Check the story here and find my code on GitHub!
Processing the data
The farm is represented as a grid of characters where each character denotes a type of plant. We’ll load this grid into a vector of strings using the following code:
vector<string> farm;
void loadData() {
string line;
ifstream ip("tmp.txt");
if (ip.is_open()) {
while (getline(ip, line)) {
farm.push_back(line);
}
ip.close();
}
}Part 1: Fencing Cost
In part 1, you need find fencing cost for a region by multiplying its area with its perimeter. The perimeter of a region is the number of plots that are on boundaries whereas the area is the total number of plots in the region.
My Approach:
- Use BFS
- Count all plots in a region to get the area
- Count the edges at the boundary of the region to get the perimeter
As always, here’s a helper function to check if a point is within bounds:
bool isInBounds(int x, int y) {
return x >= 0 && x < farm.size() && y >= 0 && y < farm[0].size();
}Now, we perform BFS to process the regions:
struct pair_hash {
template <class T1, class T2>
size_t operator()(const pair<T1, T2>& p) const {
auto hash1 = hash<T1>{}(p.first);
auto hash2 = hash<T2>{}(p.second);
return hash1 ^ (hash2 << 1);
}
};
unordered_set<pair<int, int>, pair_hash> visited;
vector<pair<int, int>> directions = {{0, 1}, {1, 0}, {0, -1}, {-1, 0}};
int findRegionCost(int startX, int startY) {
int perimeter = 0;
int area = 1;
queue<pair<int, int>> q;
q.push(make_pair(startX, startY));
visited.insert(make_pair(startX, startY));
while(!q.empty()) {
int x = q.front().first;
int y = q.front().second;
q.pop();
for(pair<int, int>& dir : directions) {
int nx = x + dir.first;
int ny = y + dir.second;
if(isInBounds(nx, ny) && farm[nx][ny] == farm[x][y]) {
if(!visited.count(make_pair(nx, ny))) {
area++;
visited.insert(make_pair(nx, ny));
q.push(make_pair(nx, ny));
}
} else {
perimeter++;
}
}
}
return area * perimeter;
} For each unvisited plot, we calculate its fencing cost and add it to the total:
int main() {
loadData();
long int totalPrice = 0;
for(int i = 0; i < farm.size(); i++) {
for(int j = 0; j < farm[i].size(); j++) {
if(!visited.count(make_pair(i, j))) {
totalPrice += findRegionCost(i, j);
}
}
}
cout << "total price: " << totalPrice << endl;
return 0;
}Pretty striaght forward, right?
Part 2: Fencing Cost with Discount
In Part 2, the cost is based on the number of sides of each region instead of the perimeter. To calculate this, we need to count the corners of each region.
My Approach:
I tried to count the corners of the polygon to find the number of sides, but it didn’t work out. Extra corners were being added, especially when regions were nested inside each other, and I spent half a day trying to fix it without success.

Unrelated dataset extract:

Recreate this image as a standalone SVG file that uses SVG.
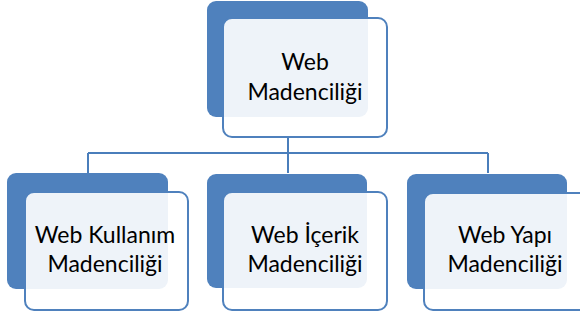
<svg xmlns="http://www.w3.org/2000/svg" width="580" height="320" viewBox="0 0 580 320">
<style>
.back{fill:#4F81BD;}
.front{fill:#ffffff;fill-opacity:0.9;stroke:#4F81BD;stroke-width:2;}
.lbl{font-family:Lato,"Liberation Sans",sans-serif;font-size:23px;fill:#000;text-anchor:middle;}
.conn{fill:none;stroke:#4A7EBB;stroke-width:2;}
</style>
<rect width="580" height="320" fill="#ffffff"/>
<g id="connectors">
<path class="conn" d="M288 137V153M88 153H488M88 153V173M288 153V173M488 153V173"/>
</g>
<g id="node-root">
<rect class="back" x="207" y="1" width="161" height="116" rx="9"/>
<rect class="front" x="223" y="18" width="164" height="119" rx="9"/>
<text class="lbl" x="305" y="70">Web</text>
<text class="lbl" x="305" y="100">Madenciliği</text>
</g>
<g id="node-kullanim">
<rect class="back" x="7" y="173" width="161" height="116" rx="9"/>
<rect class="front" x="25" y="192" width="163" height="118" rx="9"/>
<text class="lbl" x="105" y="243">Web Kullanım</text>
<text class="lbl" x="105" y="272">Madenciliği</text>
</g>
<g id="node-icerik">
<rect class="back" x="207" y="174" width="160" height="114" rx="9"/>
<rect class="front" x="223" y="192" width="164" height="118" rx="9"/>
<text class="lbl" x="305" y="243">Web İçerik</text>
<text class="lbl" x="305" y="272">Madenciliği</text>
</g>
<g id="node-yapi">
<rect class="back" x="407" y="174" width="160" height="115" rx="9"/>
<rect class="front" x="424" y="193" width="164" height="117" rx="9"/>
<text class="lbl" x="505" y="243">Web Yapı</text>
<text class="lbl" x="505" y="272">Madenciliği</text>
</g>
</svg>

Then I learned from this YouTube video that the correct way to count corners is by using the vertices of the points, not the points themselves. I recommend watching the video for a full explanation.
The Correct Approach:
Instead of counting boundary edges, we calculate the vertices of each plot. A vertex is a corner if it has exactly 1 or 3 neighbours. Junctions between two regions (diagonal edges) are count as two corners one for each.

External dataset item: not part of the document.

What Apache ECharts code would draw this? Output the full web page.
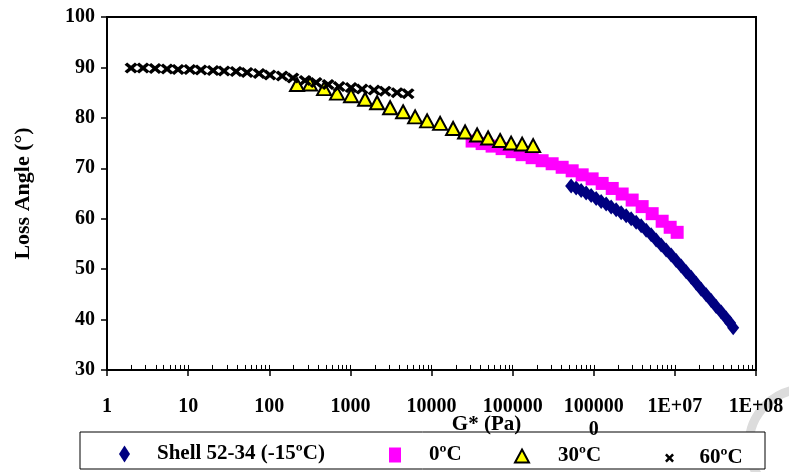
<!DOCTYPE html>
<html><head><meta charset="utf-8">
<script src="https://cdn.jsdelivr.net/npm/echarts@6/dist/echarts.min.js"></script>
<style>html,body{margin:0;padding:0;background:#fff}#c{width:789px;height:472px}</style>
</head><body><div id="c"></div>
<script>
const seriesNames = ['Shell 52-34 (-15ºC)', '0ºC', '30ºC', '60ºC'];

const shellG = [5.264e5, 6.067e5, 6.993e5, 8.060e5, 9.289e5, 1.071e6, 1.234e6, 1.422e6, 1.639e6, 1.889e6, 2.177e6, 2.509e6, 2.892e6, 3.333e6, 3.841e6, 4.428e6, 5.103e6, 5.881e6, 6.779e6, 7.812e6, 9.003e6, 1.038e7, 1.196e7, 1.378e7, 1.589e7, 1.831e7, 2.110e7, 2.432e7, 2.803e7, 3.231e7, 3.723e7, 4.291e7, 4.807e7, 5.235e7];
const shellAngle = [66.5, 66.1, 65.6, 65.1, 64.6, 64.0, 63.4, 62.9, 62.3, 61.8, 61.2, 60.6, 60.0, 59.3, 58.6, 57.7, 56.8, 55.8, 54.8, 53.8, 52.8, 51.7, 50.6, 49.5, 48.4, 47.2, 46.0, 44.9, 43.8, 42.6, 41.5, 40.3, 39.3, 38.4];

const g0C = [31670, 42070, 55850, 74200, 98600, 131000, 174000, 231000, 307000, 408000, 542000, 720000, 955000, 1270000, 1690000, 2240000, 2975000, 3950000, 5250000, 6970000, 8750000, 10670000];
const angle0C = [75.4, 74.9, 74.4, 73.9, 73.3, 72.7, 72.1, 71.5, 70.9, 70.2, 69.5, 68.7, 67.9, 67.0, 66.0, 64.9, 63.7, 62.4, 61.0, 59.5, 58.3, 57.3];

const g30C = [220, 318, 474, 685, 1020, 1518, 2135, 3090, 4465, 6280, 8830, 12770, 18460, 25950, 36500, 49880, 70100, 95800, 131000, 179000];
const angle30C = [86.6, 86.7, 85.8, 84.9, 84.4, 83.7, 83.0, 82.0, 81.2, 80.2, 79.4, 78.9, 77.9, 77.2, 76.6, 76.0, 75.5, 75.0, 74.8, 74.5];

const g60C = [1.98, 2.78, 3.91, 5.49, 7.51, 10.5, 14.4, 20.3, 27.7, 39.0, 53.3, 74.9, 102, 144, 196, 276, 378, 531, 726, 1020, 1394, 1960, 2679, 3765, 5145];
const angle60C = [89.9, 89.9, 89.8, 89.7, 89.6, 89.6, 89.5, 89.4, 89.3, 89.2, 89.0, 88.8, 88.5, 88.3, 87.9, 87.4, 87.0, 86.6, 86.2, 86.0, 85.7, 85.5, 85.3, 85.0, 84.8];

const xTickLabels = ['1', '10', '100', '1000', '10000', '100000', '100000\n0', '1E+07', '1E+08'];
const decades = [1, 10, 100, 1000, 1e4, 1e5, 1e6, 1e7];
const minorMultipliers = [1, 2, 3, 4, 5, 6, 7, 8, 9];
const minorTickValues = [];
decades.forEach(function (d) {
  minorMultipliers.forEach(function (m) { minorTickValues.push(m * d); });
});
minorTickValues.push(1e8);
const Y_MIN = 30, Y_MAX = 100, MINOR_TICK_SPAN = 1;

const FONT = "'Liberation Serif', 'Times New Roman', serif";
const xMark = 'path://M0,2L2,0L5,3L8,0L10,2L7,5L10,8L8,10L5,7L2,10L0,8L3,5Z';

function zip(a, b) { return a.map(function (v, i) { return [v, b[i]]; }); }

const chart = echarts.init(document.getElementById('c'), null, {renderer: 'canvas'});

function legendAt(name, left, w, h, pad) {
  return {
    data: [name], left: left, top: 452 - h / 2, orient: 'horizontal', padding: 0,
    itemWidth: w, itemHeight: h, selectedMode: false,
    textStyle: {fontFamily: FONT, fontWeight: 'bold', fontSize: 21, color: '#000', padding: [0, 0, 0, pad]}
  };
}

chart.setOption({
  animation: false,
  backgroundColor: '#fff',
  grid: {left: 107, right: 33, top: 17, bottom: 102, show: true, borderColor: '#000', borderWidth: 2, backgroundColor: 'transparent'},
  xAxis: {
    type: 'log', logBase: 10, min: 1, max: 1e8,
    name: 'G* (Pa)', nameLocation: 'middle', nameGap: 44, nameMoveOverlap: false,
    nameTextStyle: {fontFamily: FONT, fontWeight: 'bold', fontSize: 21, color: '#000', padding: [0, 0, 0, 110]},
    axisLine: {show: true, lineStyle: {color: '#000', width: 2}},
    axisTick: {show: true, inside: false, length: 6, lineStyle: {color: '#000', width: 1.5}},
    axisLabel: {
      margin: 25, fontFamily: FONT, fontWeight: 'bold', fontSize: 20, color: '#000', lineHeight: 23, verticalAlign: 'top',
      formatter: function (v) { return xTickLabels[Math.round(Math.log10(v))]; }
    },
    splitLine: {show: false}
  },
  yAxis: {
    type: 'value', min: Y_MIN, max: Y_MAX, interval: 10,
    name: 'Loss Angle (°)', nameLocation: 'middle', nameGap: 73, nameMoveOverlap: false,
    nameTextStyle: {fontFamily: FONT, fontWeight: 'bold', fontSize: 22, color: '#000'},
    axisLine: {show: true, lineStyle: {color: '#000', width: 2}},
    axisTick: {show: true, inside: false, length: 6, lineStyle: {color: '#000', width: 1.5}},
    axisLabel: {margin: 12, fontFamily: FONT, fontWeight: 'bold', fontSize: 20, color: '#000'},
    splitLine: {show: false}
  },
  legend: [
    legendAt(seriesNames[0], 119, 11, 17, 22),
    legendAt(seriesNames[1], 389, 12, 15, 23),
    legendAt(seriesNames[2], 514, 14, 13, 24),
    legendAt(seriesNames[3], 665, 10, 9, 20)
  ],
  graphic: [
    {type: 'arc', z: -1, silent: true, shape: {cx: 805, cy: 445, r: 56, startAngle: 0, endAngle: Math.PI * 2},
     style: {stroke: '#dcdcdc', lineWidth: 9, fill: null}},
    {type: 'rect', z: 0, silent: true, shape: {x: 80, y: 432, width: 685, height: 37},
     style: {fill: '#fff', stroke: '#000', lineWidth: 1}}
  ],
  series: [
    {name: seriesNames[0], type: 'scatter', data: zip(shellG, shellAngle), symbol: 'diamond', symbolSize: [12, 15],
     itemStyle: {color: '#000080', opacity: 1},
     markLine: {
       silent: true, symbol: ['none', 'none'], label: {show: false}, animation: false,
       lineStyle: {color: '#000', width: 1, type: 'solid', opacity: 1},
       emphasis: {disabled: true},
       data: minorTickValues.map(function (v) { return [{coord: [v, Y_MIN]}, {coord: [v, Y_MIN + MINOR_TICK_SPAN]}]; })
     }},
    {name: seriesNames[1], type: 'scatter', data: zip(g0C, angle0C), symbol: 'rect', symbolSize: 13,
     itemStyle: {color: '#FF00FF', opacity: 1}},
    {name: seriesNames[2], type: 'scatter', data: zip(g30C, angle30C), symbol: 'triangle', symbolSize: [14, 13],
     itemStyle: {color: '#FFFF00', borderColor: '#000', borderWidth: 2, opacity: 1}},
    {name: seriesNames[3], type: 'scatter', data: zip(g60C, angle60C), symbol: xMark, symbolSize: [13, 11],
     itemStyle: {color: '#000', opacity: 1}}
  ]
});
</script>
</body></html>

Here’s the function to count corners:
int countCorners(const unordered_set<pair<int, int>, pair_hash>& region) {
unordered_set<pair<float, float>, pair_hash> vertices;
for(const pair<int, int>& point : region) {
vertices.insert(make_pair(point.first - 0.5, point.second - 0.5));
vertices.insert(make_pair(point.first + 0.5, point.second - 0.5));
vertices.insert(make_pair(point.first + 0.5, point.second + 0.5));
vertices.insert(make_pair(point.first - 0.5, point.second + 0.5));
}
int corners = 0;
for(const pair<float, float>& vertex : vertices) {
vector<bool> config;
vector<pair<float, float>> checkPoints = {
{vertex.first - 0.5, vertex.second - 0.5},
{vertex.first + 0.5, vertex.second - 0.5},
{vertex.first + 0.5, vertex.second + 0.5},
{vertex.first - 0.5, vertex.second + 0.5}
};
for (const auto& cp : checkPoints) {
config.push_back(!region.count(make_pair(static_cast<int>(cp.first), static_cast<int>(cp.second))));
}
int number = 0;
for(bool b : config) {
if(b) {
number++;
}
}
if (number == 1) {
corners += 1;
} else if (number == 2) {
if ((config[0] && config[2] && !config[1] && !config[3]) || (config[1] && config[3] && !config[0] && !config[2])) {
corners += 2;
}
} else if (number == 3) {
corners += 1;
}
}
return corners;
}- For each plot in the region, the code finds its four corners by adjusting the coordinates slightly
- It checks each corner to see which of its neighbouring plots are missing
- Based on the number and position of missing neighbours, it identifies the type of corner
- It adds up all the corners to get the total count
Now, modify the findRegionCost, to use the countCorners function:
int findRegionCost(int startX, int startY) {
int perimeter = 0;
unordered_set<pair<int, int>, pair_hash> region;
queue<pair<int, int>> q;
q.push(make_pair(startX, startY));
visited.insert(make_pair(startX, startY));
region.insert(make_pair(startX, startY));
while(!q.empty()) {
int x = q.front().first;
int y = q.front().second;
q.pop();
for(pair<int, int>& dir : directions) {
int nx = x + dir.first;
int ny = y + dir.second;
if(isInBounds(nx, ny) && farm[nx][ny] == farm[x][y]) {
if(!visited.count(make_pair(nx, ny))) {
visited.insert(make_pair(nx, ny));
region.insert(make_pair(nx, ny));
q.push(make_pair(nx, ny));
}
} else {
perimeter++;
}
}
}
return region.size() * countCorners(region);
}Conclusion
Part 1 is straightforward and involves basic BFS. However, Part 2 is a bit challenging, requiring careful calculation of corners to determine the number of sides. This problem is an excellent example of how graph algorithms can be used in creative ways.